A bank expert's take on the markets

FS Insider recently spoke with the Chris Whalen, Chairman of Whalen Global Advisors LLC and editor of The Institutional Risk Analyst. Whalen discusses the big move in high yield spreads, tightening liquidity, and preparations for a credit bust (see Large Funds Preparing for a Credit Bust, Says Chris Whalen for audio).

What Changed in October?

"Two things happened: you had the weakness in the stock market but you also had credit spreads move in a serious way for the first time in months.

Spreads have been relatively muted...[but] when they get too high above treasuries both bond market activity and also other types of risky lending tend to come to a halt.

You saw this in 2016 when China scared everybody and spreads blew out. High yield spreads went to almost 9 percent over Treasuries and everything stopped for 6 months. The ABS market for real estate stopped because people couldn't price anything and they couldn't hedge so they didn't do any deals...

Our population doesn't have any tolerance for corrections, as you know, so the Fed cushioned everything, but now as they stop their extraordinary action and this does unwind we are going to tighten liquidity and also we're going to have a lot of volatility."

Surprise Defaults

"What you’re starting to see now is that the fund community is anticipating that deals are going to get busted because the paper they own is going to get downgraded.
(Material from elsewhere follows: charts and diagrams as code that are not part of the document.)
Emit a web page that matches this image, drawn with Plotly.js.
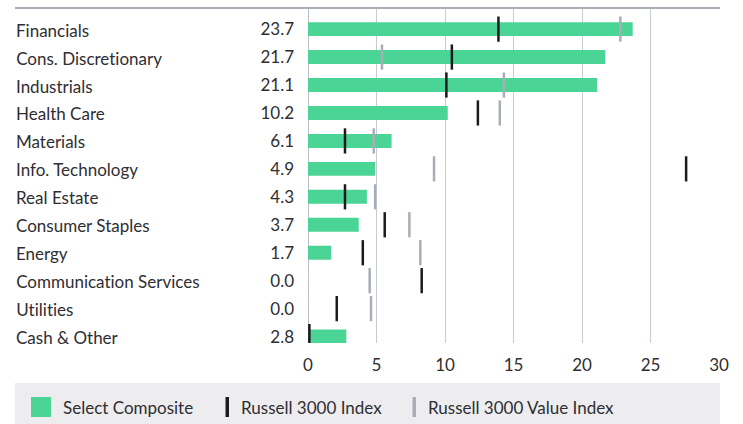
<!DOCTYPE html>
<html>
<head>
<meta charset="utf-8">
<script src="https://cdn.plot.ly/plotly-3.0.1.min.js"></script>
<style>html,body{margin:0;padding:0;background:#fff;}#chart{width:743px;height:424px;}
#chart text{font-variant-ligatures:none;font-feature-settings:"liga" 0;}</style>
</head>
<body>
<div id="chart"></div>
<script>
var categories = ["Financials","Cons. Discretionary","Industrials","Health Care","Materials","Info. Technology","Real Estate","Consumer Staples","Energy","Communication Services","Utilities","Cash & Other"];
var selectComposite = [23.7,21.7,21.1,10.2,6.1,4.9,4.3,3.7,1.7,0.0,0.0,2.8];
var russell3000 = [13.9,10.5,10.1,12.4,2.7,27.6,2.7,5.6,4.0,8.3,2.1,0.1];
var russell3000Value = [22.8,5.4,14.3,14.0,4.8,9.2,4.9,7.4,8.2,4.5,4.6,0.0];
var seriesNames = ["Select Composite","Russell 3000 Index","Russell 3000 Value Index"];
var xTicks = [0,5,10,15,20,25,30];

var FONT = "Lato, 'Noto Sans', sans-serif";
var TXT = "#2e2e33";
var GREEN = "#4ad596", BLACK = "#1b1b1d", GREY = "#a9aeb6";

var W = 743, ML = 308, MR = 24;
var PW = W - ML - MR;
function px(p){ return (p - ML) / PW; }
var PH = 424 - 9 - 81;
function py(p){ return (343 - p) / PH; }

var traces = [
  {type:"bar", orientation:"h", y:categories, x:selectComposite, width:0.5,
   marker:{color:GREEN}, name:seriesNames[0], hoverinfo:"x"},
  {type:"scatter", mode:"markers", y:categories, x:russell3000Value, name:seriesNames[2],
   marker:{symbol:"line-ns", size:18, color:GREY, line:{color:GREY, width:2.5}}},
  {type:"scatter", mode:"markers", y:categories, x:russell3000, name:seriesNames[1],
   marker:{symbol:"line-ns", size:18, color:BLACK, line:{color:BLACK, width:2.5}}}
];

var annotations = categories.map(function(c){
  return {xref:"paper", yref:"y", x:px(14), y:c, xanchor:"left", yanchor:"middle", yshift:-1,
          text:c, showarrow:false, font:{family:FONT, size:17, color:TXT}};
});

// Legend built from series names
var legendItems = [
  {sym:[31,51], text:61, color:GREEN},
  {sym:[225.5,229], text:239, color:BLACK},
  {sym:[412.5,416], text:426, color:GREY}
];
var shapes = [
  {type:"line", xref:"paper", yref:"paper", x0:px(15), x1:px(720), y0:py(8), y1:py(8),
   line:{color:"#a9afb7", width:2}, layer:"above"},
  {type:"rect", xref:"paper", yref:"paper", x0:px(15), x1:px(720), y0:py(424), y1:py(383),
   fillcolor:"#ededef", line:{width:0}, layer:"below"}
];
legendItems.forEach(function(it, i){
  shapes.push({type:"rect", xref:"paper", yref:"paper", x0:px(it.sym[0]), x1:px(it.sym[1]),
    y0:py(417), y1:py(397), fillcolor:it.color, line:{width:0}});
  annotations.push({xref:"paper", yref:"paper", x:px(it.text), y:py(407), xanchor:"left", yanchor:"middle",
    text:seriesNames[i], showarrow:false, font:{family:FONT, size:17, color:TXT}});
});

var layout = {
  width:743, height:424,
  margin:{l:ML, r:MR, t:9, b:81, pad:0},
  paper_bgcolor:"#ffffff", plot_bgcolor:"#ffffff",
  showlegend:false,
  font:{family:FONT, size:16, color:TXT},
  xaxis:{range:[0,30], tickvals:xTicks, ticktext:xTicks.map(String), showgrid:true, gridcolor:"#c6cbd2", gridwidth:1,
         zeroline:true, zerolinecolor:"#b9bec6", zerolinewidth:1, showline:false, ticks:"",
         ticklabelstandoff:10,
         tickfont:{family:FONT, size:17, color:TXT}, fixedrange:true},
  yaxis:{type:"category", categoryorder:"array", categoryarray:categories, range:[11.23,-0.72],
         tickvals:categories, ticktext:selectComposite.map(function(v){return v.toFixed(1);}),
         showgrid:false, zeroline:false, showline:false, ticks:"", ticklabelstandoff:13,
         tickfont:{family:FONT, size:17, color:TXT}, fixedrange:true},
  annotations:annotations,
  shapes:shapes
};

Plotly.newPlot("chart", traces, layout, {displayModeBar:false, staticPlot:true});
</script>
</body>
</html>
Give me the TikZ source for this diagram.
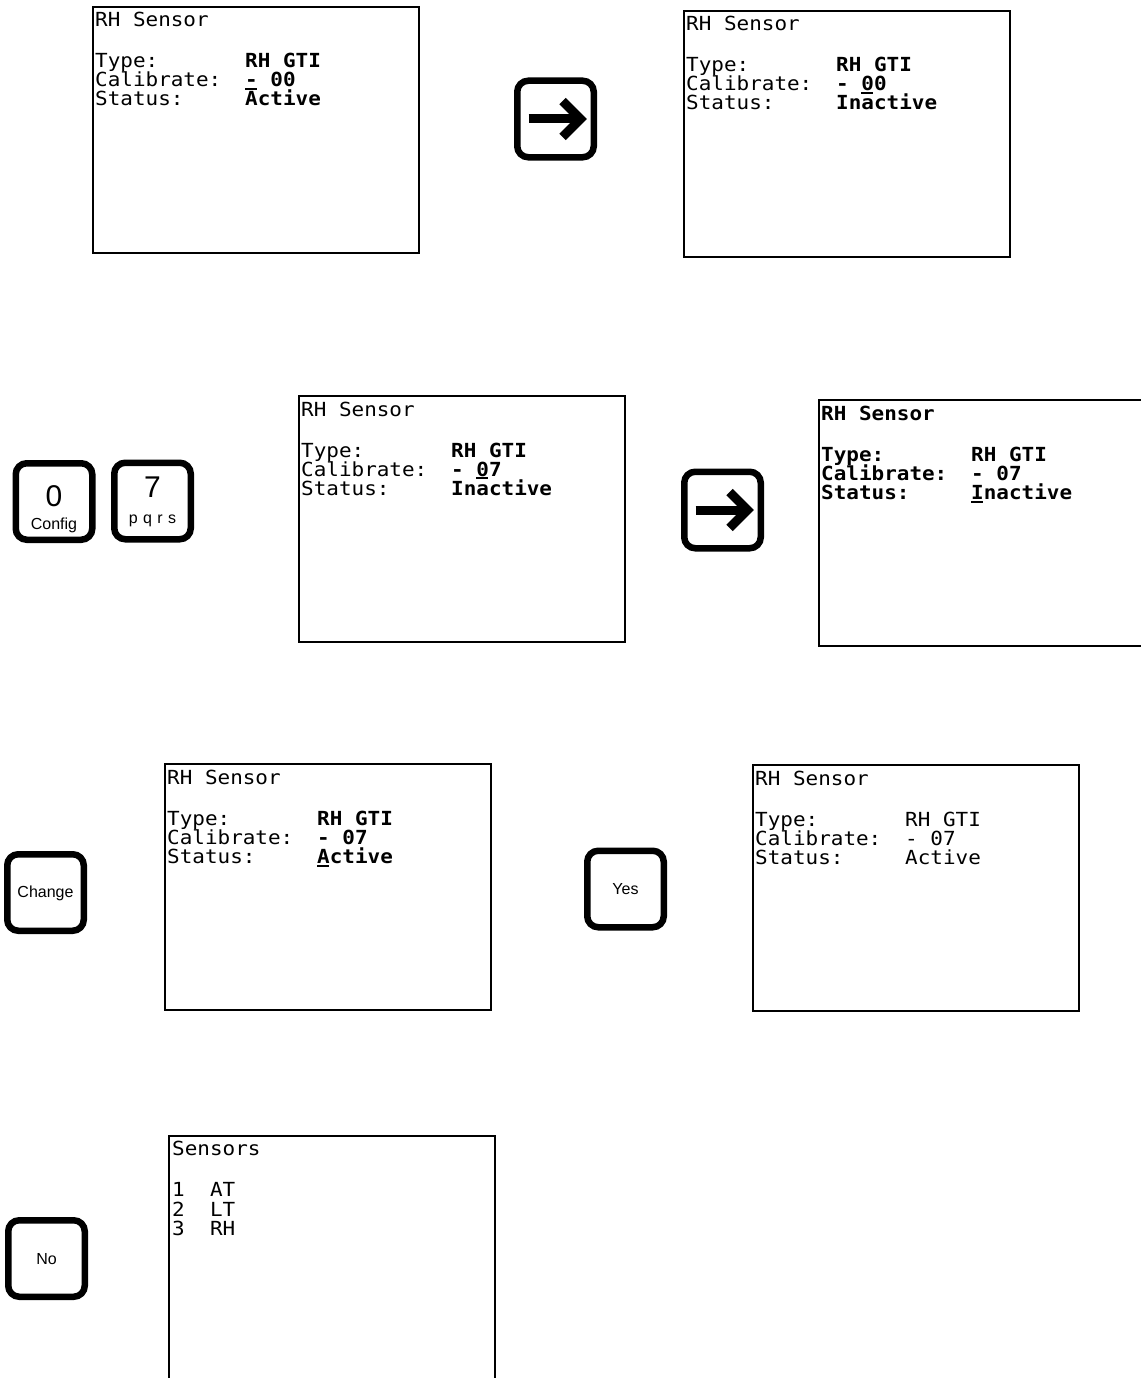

That should concern everyone because what that tells you is the infrastructure in an industry that’s got 12 trillion dollars in total assets is under stress...

When you see negative loss rates for both commercial and residential real estate in the U.S. that means the bank gets all their money back on default and they make more money. Think about that. The loan's completely paid off and they make money at default.

This tells you that those prices are skewed and they're going to go down. They've gone up a lot, they make credit look free for awhile but there's a certain amount of default that's going to come out in those portfolios in the next three, four, five years that I think will surprise people.

Numbers have been so good for the past five years that you almost wonder, ‘Have we suspended the laws of gravity when it comes to credit and real estate?’ No, we haven't, so that's the next chapter—it's going to be three years out and we'll be talking about defaults.”

Credit Problem Coming

"What you're starting to see now is the that the fund community is anticipating that these deals are going to get busted because the paper they own is going to get downgraded.

There's going to be an opportunity to take these old deals apart and buy them into new deals that are basically set up as vulture funds. What this tells you is that we do have a credit problem coming. The street wouldn't be spending time and money on this if there wasn't an opportunity out there."